Ahora, el presidente brasileño ha ejercido la autocrítica, y considera, por el contrario, que la integración y la participación de un país en el sistema internacional son parte de la solución de sus problemas. "Hoy creemos que el escenario internacional ofrece ventajas para todo el mundo. El juego de suma cero, en el que la ganancia de una parte implica necesariamente una pérdida en la otra, ya está periclitado".
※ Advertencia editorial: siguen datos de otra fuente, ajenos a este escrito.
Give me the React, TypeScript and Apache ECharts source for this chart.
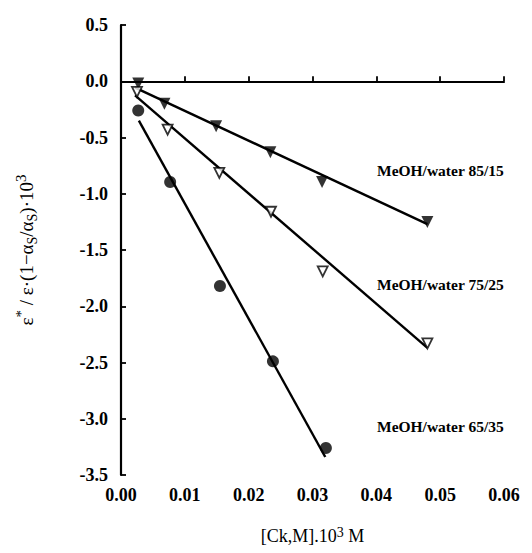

Tanto en México como en Brasil, a pesar de estar en coyunturas diferentes; tanto en la pasada autarquía basada en la sustitución de importaciones como en la actual apertura centrada en los intercambios de personas, mercancías y finanzas, hay problemas que no se han arreglado. El principal es el de la extrema pobreza, el de la falsa modernización de escaparate, el de la marginación de amplias capas de la sociedad. Las últimas décadas, pese a los avances obtenidos, han sido testigo de mayores desigualdades; incluso en los países desarrollados. El teórico acuerdo obtenido sobre la base de que el crecimiento sostenido a largo plazo no es compatible con grados insuperables de injusticia social, aplaza siempre su aplicación a mejor momento.

El cambio social no será fácil ni en México ni en Brasil, porque para atender a la parte de la población que vive en condiciones miserables habrá que afectar a los intereses de los más poderosos. De vez en cuando los gigantes bufan; sólo entonces se recuerda que las dos partes del consenso son igualmente necesarias. Chiapas es el último ejemplo.